ECLI:NL:CRVB:2013:1065
Centrale Raad van Beroep
- Hoger beroep
- Rechtspraak.nl
Recht op studiefinanciering en OV-reisrecht in hoger beroep
In deze zaak heeft de Centrale Raad van Beroep op 17 juli 2013 uitspraak gedaan in het hoger beroep van appellante, die geen recht had op studiefinanciering en reisrecht vanaf september 2010. De rechtbank Amsterdam had eerder het beroep van appellante ongegrond verklaard tegen het besluit van de Minister van Onderwijs, Cultuur en Wetenschap, dat de vordering voor de OV-kaart over de periode van september 2010 tot en met februari 2011 handhaafde. Appellante stelde dat zij haar OV-chipkaart niet had ontvangen of geactiveerd, maar de Raad oordeelde dat zij niet aannemelijk had gemaakt dat dit het geval was. De OV-chipkaart was op 6 april 2010 geactiveerd en op 21 februari 2011 gedeactiveerd, en er was geen bewijs dat het niet tijdig beëindigen van het reisrecht niet aan appellante kon worden toegerekend.
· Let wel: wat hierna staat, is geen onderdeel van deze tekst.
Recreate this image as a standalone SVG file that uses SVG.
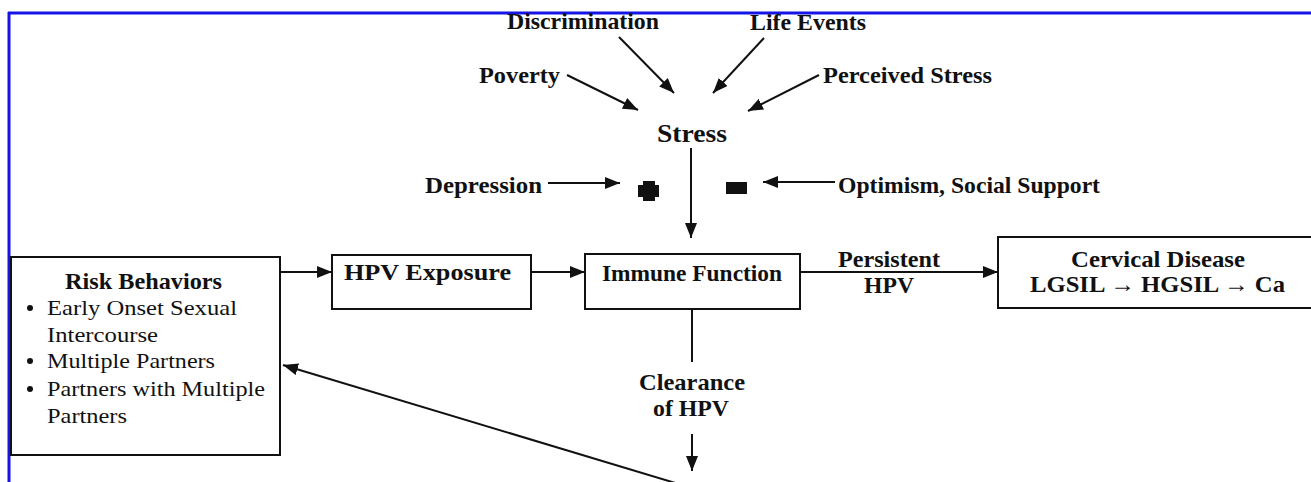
<svg xmlns="http://www.w3.org/2000/svg" width="1311" height="482" viewBox="0 0 1311 482">
<style>
.lbl{font-family:"Liberation Serif","Times New Roman",serif;font-weight:bold;font-size:24px;fill:#111}
.reg{font-family:"Liberation Serif","Times New Roman",serif;font-size:22px;fill:#111}
.box{fill:#fff;stroke:#111;stroke-width:2}
.con{stroke:#111;stroke-width:2;fill:none}
.arr{marker-end:url(#ah)}
.frame{stroke:#1414e6;stroke-width:3;fill:none}
</style>
<defs>
<marker id="ah" viewBox="0 0 15 12" refX="15" refY="6" markerWidth="15" markerHeight="12" markerUnits="userSpaceOnUse" orient="auto">
<path d="M0,0 L15,6 L0,12 Z" fill="#111"/>
</marker>
</defs>
<rect width="1311" height="482" fill="#fff"/>
<g id="frame">
<line class="frame" x1="8" y1="13" x2="1311" y2="13"/>
<line class="frame" x1="9" y1="12" x2="9" y2="482"/>
</g>
<g id="connectors">
<line class="con arr" x1="567" y1="75" x2="638" y2="110"/>
<line class="con arr" x1="619" y1="37" x2="674" y2="93"/>
<line class="con arr" x1="764" y1="38" x2="713" y2="93"/>
<line class="con arr" x1="819" y1="75" x2="748" y2="111"/>
<line class="con arr" x1="691" y1="148" x2="691" y2="238"/>
<line class="con arr" x1="548" y1="183" x2="620" y2="183"/>
<line class="con arr" x1="835" y1="182" x2="763" y2="182"/>
<line class="con arr" x1="280" y1="272" x2="332" y2="272"/>
<line class="con arr" x1="531" y1="272" x2="585" y2="272"/>
<line class="con arr" x1="800" y1="272" x2="998" y2="272"/>
<line class="con" x1="692" y1="309" x2="692" y2="362"/>
<line class="con arr" x1="692" y1="434" x2="692" y2="471"/>
<line class="con arr" x1="682" y1="485" x2="283" y2="365"/>
</g>
<g id="poverty"><text class="lbl" x="479" y="83" textLength="81" lengthAdjust="spacingAndGlyphs">Poverty</text></g>
<g id="discrimination"><text class="lbl" x="507" y="29" textLength="152" lengthAdjust="spacingAndGlyphs">Discrimination</text></g>
<g id="life-events"><text class="lbl" x="750" y="30" textLength="116" lengthAdjust="spacingAndGlyphs">Life Events</text></g>
<g id="perceived-stress"><text class="lbl" x="823" y="83" textLength="169" lengthAdjust="spacingAndGlyphs">Perceived Stress</text></g>
<g id="stress"><text class="lbl" x="657" y="142" style="font-size:26px" textLength="70" lengthAdjust="spacingAndGlyphs">Stress</text></g>
<g id="depression"><text class="lbl" x="425" y="193" textLength="117" lengthAdjust="spacingAndGlyphs">Depression</text></g>
<g id="plus"><path d="M643,181 H655 V185 H659 V197 H655 V201 H643 V197 H638 V185 H643 Z" fill="#111"/></g>
<g id="minus"><rect x="726" y="182" width="21" height="12" fill="#111"/></g>
<g id="optimism"><text class="lbl" x="838" y="193" textLength="262" lengthAdjust="spacingAndGlyphs">Optimism, Social Support</text></g>
<g id="risk-behaviors">
<rect class="box" x="11" y="257" width="269" height="198"/>
<text class="lbl" x="65" y="289" textLength="157" lengthAdjust="spacingAndGlyphs">Risk Behaviors</text>
<circle cx="30" cy="308" r="3" fill="#111"/>
<text class="reg" x="47" y="315" textLength="190" lengthAdjust="spacingAndGlyphs">Early Onset Sexual</text>
<text class="reg" x="47" y="342" textLength="111" lengthAdjust="spacingAndGlyphs">Intercourse</text>
<circle cx="30" cy="361" r="3" fill="#111"/>
<text class="reg" x="47" y="368" textLength="168" lengthAdjust="spacingAndGlyphs">Multiple Partners</text>
<circle cx="30" cy="389" r="3" fill="#111"/>
<text class="reg" x="47" y="396" textLength="218" lengthAdjust="spacingAndGlyphs">Partners with Multiple</text>
<text class="reg" x="47" y="423" textLength="80" lengthAdjust="spacingAndGlyphs">Partners</text>
</g>
<g id="hpv-exposure">
<rect class="box" x="332" y="255" width="199" height="54"/>
<text class="lbl" x="344" y="280" textLength="167" lengthAdjust="spacingAndGlyphs">HPV Exposure</text>
</g>
<g id="immune-function">
<rect class="box" x="585" y="254" width="215" height="55"/>
<text class="lbl" x="602" y="281" textLength="180" lengthAdjust="spacingAndGlyphs">Immune Function</text>
</g>
<g id="persistent-hpv">
<text class="lbl" x="838" y="267" textLength="102" lengthAdjust="spacingAndGlyphs">Persistent</text>
<text class="lbl" x="864" y="293" textLength="50" lengthAdjust="spacingAndGlyphs">HPV</text>
</g>
<g id="cervical-disease">
<rect class="box" x="998" y="237" width="330" height="71"/>
<text class="lbl" x="1071" y="267" textLength="174" lengthAdjust="spacingAndGlyphs">Cervical Disease</text>
<text class="lbl" x="1030" y="292" textLength="255" lengthAdjust="spacingAndGlyphs">LGSIL → HGSIL → Ca</text>
</g>
<g id="clearance">
<text class="lbl" x="639" y="390" textLength="106" lengthAdjust="spacingAndGlyphs">Clearance</text>
<text class="lbl" x="653" y="416" textLength="76" lengthAdjust="spacingAndGlyphs">of HPV</text>
</g>
</svg>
Tijdens de zitting op 5 juni 2013 heeft appellante, bijgestaan door haar advocaat, haar standpunt toegelicht. De Minister was vertegenwoordigd door een andere advocaat en heeft een verweerschrift ingediend. De Raad heeft de feiten en relevante regelgeving uit de eerdere uitspraak van de rechtbank in overweging genomen. Appellante had een tijdelijke kaart en een OV-kaart met foto getoond, maar de Raad oordeelde dat deze niet voldoende bewijs leverden voor haar claims. De rechtbank had terecht geoordeeld dat appellante geen recht had op studiefinanciering en dat de beëindiging van het reisrecht niet aan haar kon worden toegerekend.
De Centrale Raad van Beroep bevestigde de eerdere uitspraak van de rechtbank en oordeelde dat het hoger beroep niet slaagde. Er was geen aanleiding voor een proceskostenveroordeling. De uitspraak werd gedaan door de voorzitter en twee leden van de Raad, in aanwezigheid van de griffier, en werd openbaar uitgesproken.